About two and a half years ago I decided to take the leap and engage in an intensive professional storytelling course. When I say intensive, it was: 3 days a week, 5 months long. I commuted 3 hours a day back and forth to Amsterdam and entered into this mysterious world of storytelling magic.
We humans tell stories to each other all the time. But learning how to capture, construct, deconstruct and rebuild an adventure, a memory, a gesture, an emotion… that is something totally different. There were a lot of practical techniques to learn and there probably were even more personal, internal shifts that happened in those intense and exciting months of study.
The thing is, before I started to work privately as a coach and trainer, I worked as a communication officer. Writing articles and stories was part of the job. But these texts were about the companies I worked for, about services or events. Now the stories I was learning to create were mine.
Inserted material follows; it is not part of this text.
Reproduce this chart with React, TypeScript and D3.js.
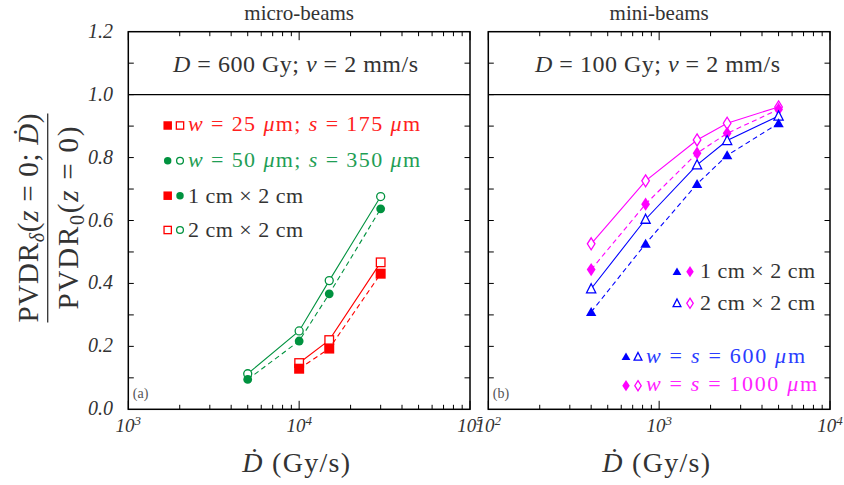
import React from "react";
import * as d3 from "d3";

// ---- data: micro-beams (panel a) ----
const microRates = [5000, 10000, 15000, 30000];
const micro50Open = [0.113, 0.249, 0.409, 0.676];
const micro50Filled = [0.095, 0.217, 0.367, 0.637];
const micro25Rates = [10000, 15000, 30000];
const micro25Open = [0.147, 0.22, 0.467];
const micro25Filled = [0.129, 0.193, 0.431];

// ---- data: mini-beams (panel b) ----
const miniRates = [400, 833, 1667, 2500, 5000];
const mini1000Open = [0.526, 0.726, 0.856, 0.909, 0.961];
const mini1000Filled = [0.444, 0.652, 0.814, 0.877, 0.953];
const mini600Open = [0.383, 0.604, 0.777, 0.854, 0.932];
const mini600Filled = [0.309, 0.526, 0.716, 0.807, 0.909];

const yTickLabels = ["0.0", "0.2", "0.4", "0.6", "0.8", "1.0", "1.2"];

const RED = "#ff0000";
const GREEN = "#00923f";
const BLUE = "#0000ff";
const MAGENTA = "#ff00ff";
const INK = "#333333";
const SERIF = "'Liberation Serif', 'Times New Roman', serif";

const TOP = 31.7;
const BOTTOM = 409.3;
const y = d3.scaleLinear().domain([0, 1.2]).range([BOTTOM, TOP]);

type Kind = "square" | "circle" | "triangle" | "diamond";

function Marker({ kind, filled, color, x, y: cy, s = 1 }: { kind: Kind; filled: boolean; color: string; x: number; y: number; s?: number }) {
  const fill = filled ? color : "white";
  const sw = 1.3;
  if (kind === "square") {
    const h = (filled ? 5 : 4.3) * s;
    return <rect x={x - h} y={cy - h} width={2 * h} height={2 * h} fill={fill} stroke={color} strokeWidth={filled ? 0 : sw} />;
  }
  if (kind === "circle") {
    const r = (filled ? 4.4 : 4) * s;
    return <circle cx={x} cy={cy} r={r} fill={fill} stroke={color} strokeWidth={filled ? 0 : sw} />;
  }
  if (kind === "triangle") {
    const w = (filled ? 5.2 : 4.6) * s;
    const hu = 5 * s;
    const hd = 4 * s;
    return <path d={`M${x},${cy - hu}L${x + w},${cy + hd}L${x - w},${cy + hd}Z`} fill={fill} stroke={color} strokeWidth={filled ? 0 : sw} />;
  }
  const w = (filled ? 4.4 : 3.8) * s;
  const h = (filled ? 6.6 : 6) * s;
  return <path d={`M${x},${cy - h}L${x + w},${cy}L${x},${cy + h}L${x - w},${cy}Z`} fill={fill} stroke={color} strokeWidth={filled ? 0 : sw} />;
}

function Series({ xs, ys, x, kind, filled, color, dashed }: { xs: number[]; ys: number[]; x: d3.ScaleLogarithmic<number, number>; kind: Kind; filled: boolean; color: string; dashed: boolean }) {
  const pts: [number, number][] = xs.map((v, i) => [x(v), y(ys[i])]);
  const line = d3.line();
  return (
    <g>
      <path d={line(pts) || ""} fill="none" stroke={color} strokeWidth={1.1} strokeDasharray={dashed ? "5,3.5" : undefined} />
      {pts.map(([px, py], i) => (
        <Marker key={i} kind={kind} filled={filled} color={color} x={px} y={py} />
      ))}
    </g>
  );
}

function Frame({ x, label }: { x: d3.ScaleLogarithmic<number, number>; label: string }) {
  const [x0, x1] = x.range();
  const [d0, d1] = x.domain();
  const majors: number[] = [];
  const minors: number[] = [];
  for (let p = Math.log10(d0); p <= Math.log10(d1) + 1e-9; p++) {
    const dec = Math.pow(10, p);
    majors.push(dec);
    if (dec < d1) for (let k = 2; k <= 9; k++) minors.push(dec * k);
  }
  const yTicks = d3.range(1, 12).map((i) => i * 0.1);
  return (
    <g>
      {minors.map((v) => (
        <g key={"mn" + v}>
          <line x1={x(v)} x2={x(v)} y1={BOTTOM} y2={BOTTOM - 4.5} stroke="black" strokeWidth={1} />
          <line x1={x(v)} x2={x(v)} y1={TOP} y2={TOP + 4.5} stroke="black" strokeWidth={1} />
        </g>
      ))}
      {majors.map((v) => (
        <g key={"mj" + v}>
          <line x1={x(v)} x2={x(v)} y1={BOTTOM} y2={BOTTOM - 8.5} stroke="black" strokeWidth={1} />
          <line x1={x(v)} x2={x(v)} y1={TOP} y2={TOP + 8.5} stroke="black" strokeWidth={1} />
        </g>
      ))}
      {yTicks.map((v) => (
        <g key={"yt" + v}>
          <line x1={x0} x2={x0 + 5.5} y1={y(v)} y2={y(v)} stroke="black" strokeWidth={1} />
          <line x1={x1} x2={x1 - 5.5} y1={y(v)} y2={y(v)} stroke="black" strokeWidth={1} />
        </g>
      ))}
      <line x1={x0} x2={x1} y1={y(1)} y2={y(1)} stroke="black" strokeWidth={1.3} />
      <rect x={x0} y={TOP} width={x1 - x0} height={BOTTOM - TOP} fill="none" stroke="black" strokeWidth={1.5} />
      <text x={x0 + 4.5} y={BOTTOM - 11} fontFamily={SERIF} fontSize={14} fill="#555">{label}</text>
      {majors.map((v) => (
        <text key={"xl" + v} x={x(v)} y={432} textAnchor="middle" fontFamily={SERIF} fontStyle="italic" fontSize={19} fill={INK}>
          10<tspan dy={-7} fontSize={13}>{Math.round(Math.log10(v))}</tspan>
        </text>
      ))}
      <text x={(x0 + x1) / 2 - 3} y={471.7} textAnchor="middle" fontFamily={SERIF} fontSize={28} fill={INK} textLength={108} lengthAdjust="spacing">
        <tspan fontStyle="italic">Ḋ</tspan> (Gy/s)
      </text>
    </g>
  );
}

function LegendText({ x, y: ty, width, color, size = 22, children }: { x: number; y: number; width: number; color: string; size?: number; children: React.ReactNode }) {
  return (
    <text x={x} y={ty} fontFamily={SERIF} fontSize={size} fill={color} textLength={width} lengthAdjust="spacing">
      {children}
    </text>
  );
}

export default function App() {
  const xa = d3.scaleLog().domain([1e3, 1e5]).range([128.3, 470]);
  const xb = d3.scaleLog().domain([1e2, 1e4]).range([488.3, 830]);
  const cA = (128.3 + 470) / 2;
  const cB = (488.3 + 830) / 2;
  return (
    <svg width={844} height={485} style={{ position: "absolute", left: 0, top: 0, background: "white" }}>
      {/* y-axis tick labels */}
      {yTickLabels.map((t) => (
        <text key={t} x={113} y={y(+t) + 6} textAnchor="end" fontFamily={SERIF} fontStyle="italic" fontSize={20} fill={INK}>
          {t}
        </text>
      ))}
      {/* y-axis title as a fraction */}
      <g transform="translate(47.7,218) rotate(-90)" fontFamily={SERIF} fill={INK}>
        <text x={0} y={-9.7} textAnchor="middle" fontSize={29} textLength={209} lengthAdjust="spacing">
          PVDR<tspan fontStyle="italic" fontSize={20} dy={6}>δ</tspan>
          <tspan dy={-6}>(</tspan><tspan fontStyle="italic">z</tspan> = 0; <tspan fontStyle="italic">Ḋ</tspan>)
        </text>
        <line x1={-104.5} x2={104.5} y1={0} y2={0} stroke={INK} strokeWidth={1.3} />
        <text x={0} y={30.3} textAnchor="middle" fontSize={29} textLength={183} lengthAdjust="spacing">
          PVDR<tspan fontSize={20} dy={6}>0</tspan>
          <tspan dy={-6}>(</tspan><tspan fontStyle="italic">z</tspan> = 0)
        </text>
      </g>

      {/* panel titles */}
      <text x={cA} y={20} textAnchor="middle" fontFamily={SERIF} fontSize={21} fill={INK}>micro-beams</text>
      <text x={cB} y={20} textAnchor="middle" fontFamily={SERIF} fontSize={21} fill={INK}>mini-beams</text>

      {/* ===== panel (a) ===== */}
      <Frame x={xa} label="(a)" />
      <text x={173} y={71.7} fontFamily={SERIF} fontSize={24} fill={INK} textLength={245} lengthAdjust="spacing">
        <tspan fontStyle="italic">D</tspan> = 600 Gy; <tspan fontStyle="italic">v</tspan> = 2 mm/s
      </text>
      <Series xs={microRates} ys={micro50Open} x={xa} kind="circle" filled={false} color={GREEN} dashed={false} />
      <Series xs={microRates} ys={micro50Filled} x={xa} kind="circle" filled={true} color={GREEN} dashed={true} />
      <Series xs={micro25Rates} ys={micro25Open} x={xa} kind="square" filled={false} color={RED} dashed={false} />
      <Series xs={micro25Rates} ys={micro25Filled} x={xa} kind="square" filled={true} color={RED} dashed={true} />

      {/* legend (a) */}
      <Marker kind="square" filled={true} color={RED} x={167.7} y={125.5} s={0.85} />
      <Marker kind="square" filled={false} color={RED} x={180} y={125.5} s={0.85} />
      <LegendText x={188} y={131} width={232} color="#ff2020">
        <tspan fontStyle="italic">w</tspan> = 25 <tspan fontStyle="italic">μ</tspan>m; <tspan fontStyle="italic">s</tspan> = 175 <tspan fontStyle="italic">μ</tspan>m
      </LegendText>
      <Marker kind="circle" filled={true} color={GREEN} x={167.7} y={160.7} s={0.85} />
      <Marker kind="circle" filled={false} color={GREEN} x={180} y={160.7} s={0.85} />
      <LegendText x={188} y={166.5} width={232} color="#1f9e55">
        <tspan fontStyle="italic">w</tspan> = 50 <tspan fontStyle="italic">μ</tspan>m; <tspan fontStyle="italic">s</tspan> = 350 <tspan fontStyle="italic">μ</tspan>m
      </LegendText>
      <Marker kind="square" filled={true} color={RED} x={167.7} y={195.7} s={0.85} />
      <Marker kind="circle" filled={true} color={GREEN} x={180} y={195.7} s={0.85} />
      <LegendText x={188} y={202.5} width={115} color={INK}>1 cm × 2 cm</LegendText>
      <Marker kind="square" filled={false} color={RED} x={167.7} y={230} s={0.85} />
      <Marker kind="circle" filled={false} color={GREEN} x={180} y={230} s={0.85} />
      <LegendText x={188} y={236.5} width={115} color={INK}>2 cm × 2 cm</LegendText>

      {/* ===== panel (b) ===== */}
      <Frame x={xb} label="(b)" />
      <text x={535} y={71.7} fontFamily={SERIF} fontSize={24} fill={INK} textLength={245} lengthAdjust="spacing">
        <tspan fontStyle="italic">D</tspan> = 100 Gy; <tspan fontStyle="italic">v</tspan> = 2 mm/s
      </text>
      <Series xs={miniRates} ys={mini1000Open} x={xb} kind="diamond" filled={false} color={MAGENTA} dashed={false} />
      <Series xs={miniRates} ys={mini1000Filled} x={xb} kind="diamond" filled={true} color={MAGENTA} dashed={true} />
      <Series xs={miniRates} ys={mini600Open} x={xb} kind="triangle" filled={false} color={BLUE} dashed={false} />
      <Series xs={miniRates} ys={mini600Filled} x={xb} kind="triangle" filled={true} color={BLUE} dashed={true} />

      {/* legend (b) */}
      <Marker kind="triangle" filled={true} color={BLUE} x={677} y={271.7} s={0.85} />
      <Marker kind="diamond" filled={true} color={MAGENTA} x={690} y={271.7} s={0.85} />
      <LegendText x={700} y={278} width={115} color={INK}>1 cm × 2 cm</LegendText>
      <Marker kind="triangle" filled={false} color={BLUE} x={677} y={303.3} s={0.85} />
      <Marker kind="diamond" filled={false} color={MAGENTA} x={690} y={303.3} s={0.85} />
      <LegendText x={700} y={309.5} width={115} color={INK}>2 cm × 2 cm</LegendText>
      <Marker kind="triangle" filled={true} color={BLUE} x={626} y={356.7} s={0.85} />
      <Marker kind="triangle" filled={false} color={BLUE} x={638} y={356.7} s={0.85} />
      <LegendText x={646} y={362.5} width={159} color="#2a3cff">
        <tspan fontStyle="italic">w</tspan> = <tspan fontStyle="italic">s</tspan> = 600 <tspan fontStyle="italic">μ</tspan>m
      </LegendText>
      <Marker kind="diamond" filled={true} color={MAGENTA} x={626} y={385.7} s={0.85} />
      <Marker kind="diamond" filled={false} color={MAGENTA} x={638} y={385.7} s={0.85} />
      <LegendText x={646} y={391} width={171} color="#ff22ff">
        <tspan fontStyle="italic">w</tspan> = <tspan fontStyle="italic">s</tspan> = 1000 <tspan fontStyle="italic">μ</tspan>m
      </LegendText>
    </svg>
  );
}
Even if they were folktales or myths, I wasn’t just writing them, I was performing them on stage for an audience. My voice, body and entire presence were a part of it all.
This ‘holistic’ experience was new to me. I had no dramatic theatre background whatsotever and I had never realized how many emotions I embodied and how much that influenced my everyday life, until I had to take to the stage. Theoretically yes, I knew it, I have read about it; but personally experiencing it? I was so aware of my surroundings, all those eyes on me and all that fear of judgement. There were so many convictions, beliefs and programming in me. It was tough, but a revelation too. With my student peers we talked many times after class how these experiences were affecting us.
All this made me think about my work as a coach and the challenges that my clients faced. How many times they were stuck in life and didn’t know what do to? Or feeling lost, not really heard, nor seen? They were sometimes not fully aware of their subconscious convictions and self-limiting beliefs. As a coach I was working with them, helping them to find solutions for themselves. And many times, it worked. But now I could really see I had missed something important. In coaching you share, feel, choose and talk about what you will do next. One on one. In a safe environment. But when you just talk, you are still very much in your head. Getting out there, on the stage of life, where you have to act and live with your brave new choices and dreams … that is something totally different!
I wanted to do something about that. I wanted to help my clients embrace that change, move gracefully through this phase in their life, take control and face their fears.
The seed was planted in my head, I just needed to let it grow and nourish it. After the course I wrote my own show. I organised storytelling events, wrote new stories, performed a lot. I challenged myself to gain as much experience as possible and learn from it. I was coaching, giving trainings, doing projects, using storytelling in all of that. I was on a roll! But then Covid 19 happened and the lock down started.